10. In the “Select Backup Destination” page, use the drop-down list to select your destination. If you plan to backup on an external USB drive, make sure the computer recognizes it before you get to this spot. Also make sure that the destination volume contains enough free disk space for the backup to be place in. Remember that volume level backup are ALWAYS full, therefore if you’ve got 500 GB worth of VMs in one volume, you’ll need to have as much space as that (and preferably more) on your destination volume. Click Ok.
11. In the “Confirmation” page click Backup and let the backup procedure begin.
12. If you immediately switch to the Hyper-V management console, you’ll see that the VMs are being snapshotted. This is not equivalent to taking a Hyper-V snapshot, which in fact is not really a true snapshot and has nothing in relation to VSS snapshots. Because the VSS writer was registered, and because the Integration Services (Components) are installed and enabled on the VMs, they will be successfully backed up without being paused, saved or turned off. In addition, the ICs will inform the VMs that a backup procedure is taking place on the parent partition, so any VSS-aware application that is running inside the VM will also be triggered (which is very important for applications such as SQL, Exchange and so on).
13. Windows Server Backup begins to write the file(s) to disk.

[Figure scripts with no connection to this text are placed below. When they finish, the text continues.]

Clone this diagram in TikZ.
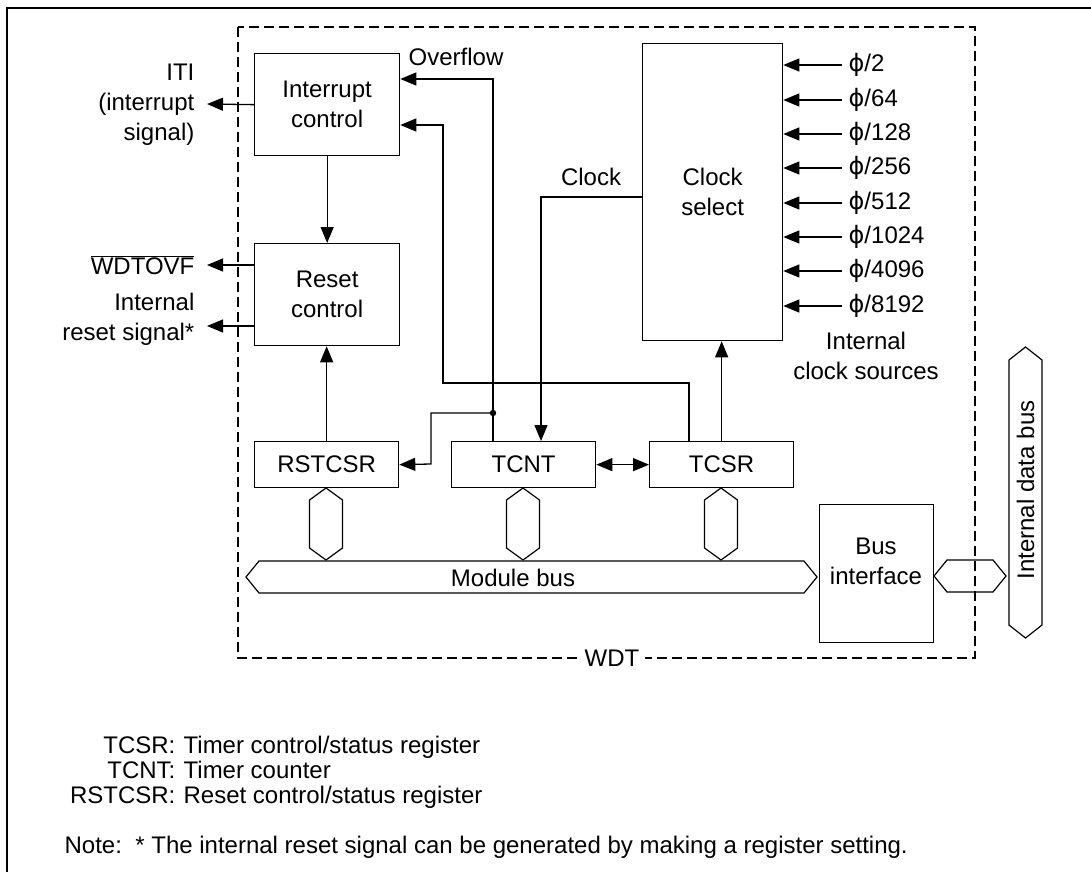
\documentclass[tikz,border=0pt]{standalone}
\usepackage{fontspec}
\setmainfont{Liberation Sans}
\newfontfamily\phifont{DejaVu Sans}
\usetikzlibrary{arrows.meta,calc}
\newcommand{\ph}{{\phifont ϕ}}
\begin{document}
\begin{tikzpicture}[x=1pt,y=-1pt,
  font=\fontsize{24}{30}\selectfont,
  line width=1.3pt,
  box/.style={draw, line width=1.3pt, inner sep=0pt, align=center, anchor=north west},
  arr/.style={-{Triangle[length=16pt,width=13pt]}},
  dbl/.style={{Triangle[length=16pt,width=13pt]}-{Triangle[length=16pt,width=13pt]}},
  lbl/.style={inner sep=0pt},
  leg/.style={inner sep=0pt, font=\fontsize{24}{29}\selectfont},
  wdtdash/.style={dash pattern=on 10pt off 5pt, line width=1.2pt},
  hexshape/.style={draw, line width=1.2pt}
]
\useasboundingbox (0,0) rectangle (1091,872);
% outer frame
\draw[line width=1.5pt] (1091,8) -- (7,8) -- (7,872);
% WDT dashed box
\draw[wdtdash] (238,27) rectangle (975,658);
\node[fill=white, inner xsep=6pt, inner ysep=2pt] (wdt) at (612,658) {WDT};

% blocks
\node[box, minimum width=145pt, minimum height=102pt] (ic) at (254,53) {Interrupt\\control};
\node[box, minimum width=145pt, minimum height=102pt] (rc) at (254,243) {Reset\\control};
\node[box, minimum width=140pt, minimum height=297pt] (cs) at (642,43) {Clock\\select};
\node[box, minimum width=144pt, minimum height=46pt] (rst) at (254,441) {RSTCSR};
\node[box, minimum width=144pt, minimum height=46pt] (tcnt) at (451,441) {TCNT};
\node[box, minimum width=144pt, minimum height=46pt] (tcsr) at (649,441) {TCSR};
\node[box, minimum width=114pt, minimum height=138pt] (bi) at (819,504) {};
\node[lbl, align=center] (bitext) at (876,561) {Bus\\interface};

% left outputs
\node[lbl, align=right, anchor=east] (iti) at (195,105) {ITI\\(interrupt\\signal)};
\node[lbl, anchor=east] (wdtovf) at (195,265) {$\overline{\hbox{WDTOVF}}$};
\node[lbl, align=right, anchor=east] (irs) at (195,319) {Internal\\reset signal*};
\draw[arr] (ic.west) -- (207,104);
\draw[arr] (rc.west |- 0,265) -- (207,265);
\draw[arr] (rc.west |- 0,326) -- (207,326);

% vertical flow
\draw[arr] (ic.south) -- (ic.south |- rc.north);
\draw[arr] (rst.north) -- (rst.north |- rc.south);
\draw[arr] (tcsr.north) -- (tcsr.north |- cs.south);
\draw[dbl] (tcnt.east) -- (tcsr.west);

% overflow
\node[lbl, anchor=west] (ovl) at (408,57) {Overflow};
\coordinate (dot) at (493,413);
\draw[arr] ([xshift=42pt]tcnt.north west) |- (ic.east |- 0,79);
\fill (dot) circle (3.2pt);
\draw[arr] (dot) -- (431,413) -- (431,464) -- (rst.east);
\draw[arr] ([xshift=40pt]tcsr.north west) -- (689,383) -- (443,383) |- (ic.east |- 0,125);

% clock
\node[lbl] (clk) at (591,177) {Clock};
\draw[arr] (cs.west |- 0,197) -| ([xshift=90pt]tcnt.north west);

% clock sources
\foreach \n/\y/\t in {p1/65/2, p2/100/64, p3/134/128, p4/168/256, p5/203/512, p6/237/1024, p7/271/4096, p8/306/8192}{
  \node[lbl, anchor=west] (\n) at (848,\y) {\ph/\t};
  \draw[arr] ([xshift=-6pt]\n.west) -- (cs.east |- \n.west);
}
\node[lbl, align=center] (ics) at (866,356) {Internal\\clock sources};

% buses
\foreach \cx/\nm in {326/h1, 523/h2, 721/h3}{
  \draw[hexshape] (\cx,488) -- (\cx+16.5,500) -- (\cx+16.5,548) -- (\cx,560) -- (\cx-16.5,548) -- (\cx-16.5,500) -- cycle;
}
\draw[hexshape] (246,577) -- (259,561) -- (804,561) -- (817,577) -- (804,593) -- (259,593) -- cycle;
\node[lbl] (mb) at (513,578) {Module bus};
\draw[hexshape] (934,576) -- (947,560) -- (993,560) -- (1006,576) -- (993,592) -- (947,592) -- cycle;
\draw[hexshape] (1025.5,347) -- (1042,360) -- (1042,625) -- (1025.5,638) -- (1009,625) -- (1009,360) -- cycle;
\node[lbl, rotate=90] (idb) at (1025.5,490) {Internal data bus};

% legend
\node[leg, anchor=base east] (l1a) at (176,753) {TCSR:};
\node[leg, anchor=base west] (l1b) at (183,753) {Timer control/status register};
\node[leg, anchor=base east] (l2a) at (176,778) {TCNT:};
\node[leg, anchor=base west] (l2b) at (183,778) {Timer counter};
\node[leg, anchor=base east] (l3a) at (176,803) {RSTCSR:};
\node[leg, anchor=base west] (l3b) at (183,803) {Reset control/status register};
\node[leg, anchor=base west] (note) at (64,853) {Note:\ \ * The internal reset signal can be generated by making a register setting.};
\end{tikzpicture}
\end{document}
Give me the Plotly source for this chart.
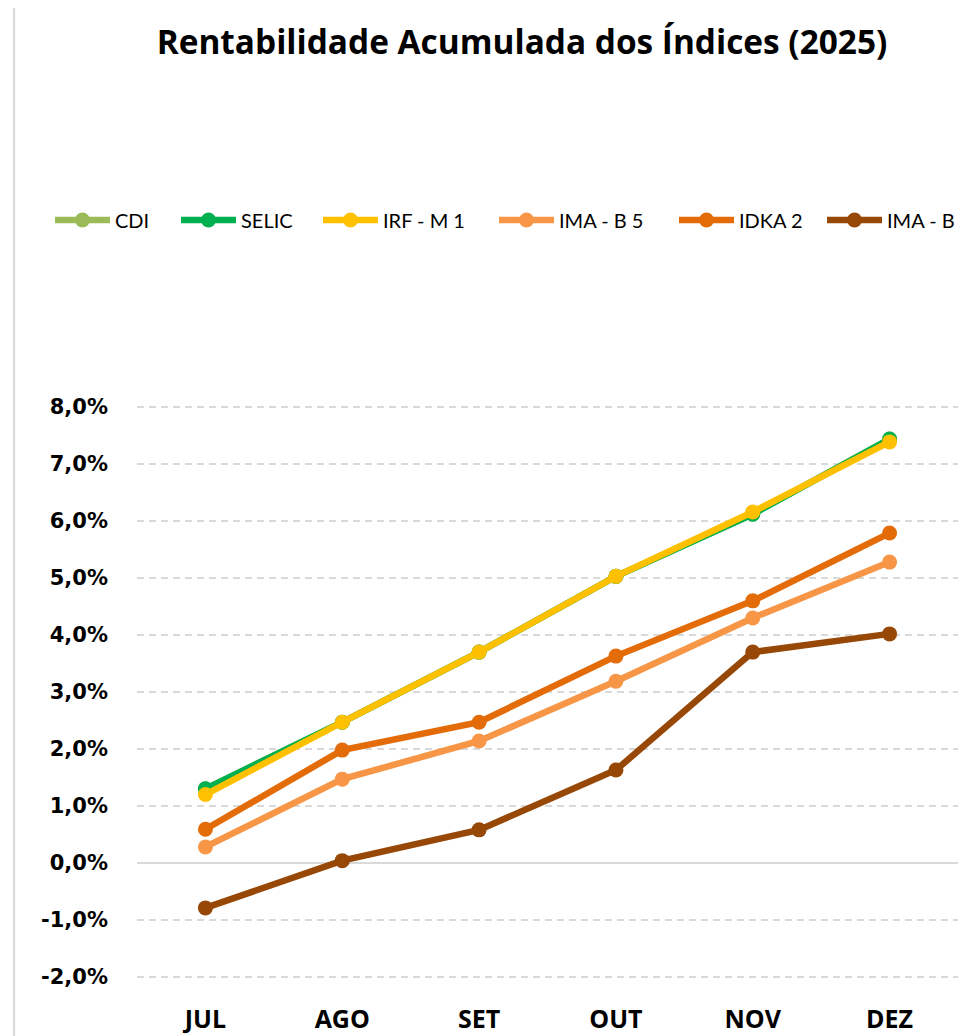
import plotly.graph_objects as go

months = ["JUL", "AGO", "SET", "OUT", "NOV", "DEZ"]
cdi = [1.30, 2.47, 3.70, 5.03, 6.13, 7.44]
selic = [1.30, 2.47, 3.70, 5.03, 6.12, 7.44]
irfm1 = [1.20, 2.47, 3.70, 5.03, 6.16, 7.39]
imab5 = [0.28, 1.47, 2.14, 3.19, 4.30, 5.28]
idka2 = [0.59, 1.98, 2.47, 3.63, 4.60, 5.79]
imab = [-0.79, 0.04, 0.58, 1.63, 3.70, 4.02]

series = [
    ("CDI", cdi, "#9BBB59"),
    ("SELIC", selic, "#00B050"),
    ("IRF - M 1", irfm1, "#FFC000"),
    ("IMA - B 5", imab5, "#F79646"),
    ("IDKA 2", idka2, "#E36C09"),
    ("IMA - B", imab, "#974706"),
]
# page x where each legend entry's line symbol starts
legend_x = [54, 180, 322, 498, 678, 826]

yticks = [-2, -1, 0, 1, 2, 3, 4, 5, 6, 7, 8]
yticklabels = ["-2,0%", "-1,0%", "0,0%", "1,0%", "2,0%", "3,0%", "4,0%",
               "5,0%", "6,0%", "7,0%", "8,0%"]

# page is rendered with an 8px body margin: work in figure coords = page - 8
OFF = 8
W, H = 966 - OFF, 1036 - OFF
L = 137 - OFF
R = W - (958.5 - OFF)
T = 407 - 1 - OFF
B = H - (977 + 1 - OFF)
PW = W - L - R

fig = go.Figure()
legends = {}
for i, (name, vals, color) in enumerate(series):
    lname = "legend" if i == 0 else f"legend{i + 1}"
    fig.add_trace(go.Scatter(
        x=months, y=vals, name=name, mode="lines+markers",
        line=dict(color=color, width=6.5),
        marker=dict(color=color, size=15),
        legend=lname,
    ))
    legends[lname] = dict(
        orientation="h", x=(legend_x[i] - 4 - OFF) / W, xref="container",
        xanchor="left", y=1 - (220 - OFF) / H, yref="container", yanchor="middle",
        font=dict(family="Lato", size=20, color="black"),
        itemwidth=55, bgcolor="rgba(0,0,0,0)",
    )

fig.update_layout(
    width=W, height=H,
    margin=dict(l=L, r=R, t=T, b=B, autoexpand=False),
    paper_bgcolor="white", plot_bgcolor="white",
    showlegend=True,
    title=dict(text="<b>Rentabilidade Acumulada dos Índices (2025)</b>",
               x=(522 - OFF) / W, xref="container", xanchor="center",
               y=1 - (42 - OFF) / H, yref="container", yanchor="middle",
               font=dict(family="Open Sans", size=33.4, color="black")),
    shapes=[dict(type="line", xref="paper", yref="paper",
                 x0=(14 - 137) / PW, x1=(14 - 137) / PW,
                 y0=-1, y1=2, line=dict(color="#d9d9d9", width=2))],
    **legends,
)

fig.update_xaxes(
    type="category", range=[-0.5, 5.5], showgrid=False, showline=False,
    ticks="", ticklabelstandoff=24,
    tickfont=dict(family="Open Sans", size=25, color="black", weight="bold"),
)
fig.update_yaxes(
    range=[-2.02, 8.02], tickvals=yticks, ticktext=yticklabels,
    showgrid=True, gridcolor="#d9d9d9", gridwidth=1.5, griddash="7px,5px",
    zeroline=True, zerolinecolor="#d9d9d9", zerolinewidth=1.5,
    showline=False, ticks="", ticklabelstandoff=28,
    tickfont=dict(family="DejaVu Sans", size=21, color="black", weight="bold"),
)

fig.write_html("out.html")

14. When finished, click Close.
Backing up virtual machines can be a little different than backing up a traditional system. Because a virtual machine is nothing more than a collection of files, it is important to be especially mindful of the backup process. One oversight along the way can mean a failed VM backup. Hopefully this article has prepared you to backup your Virtual Machines with Hyper-V using Windows Server Backup.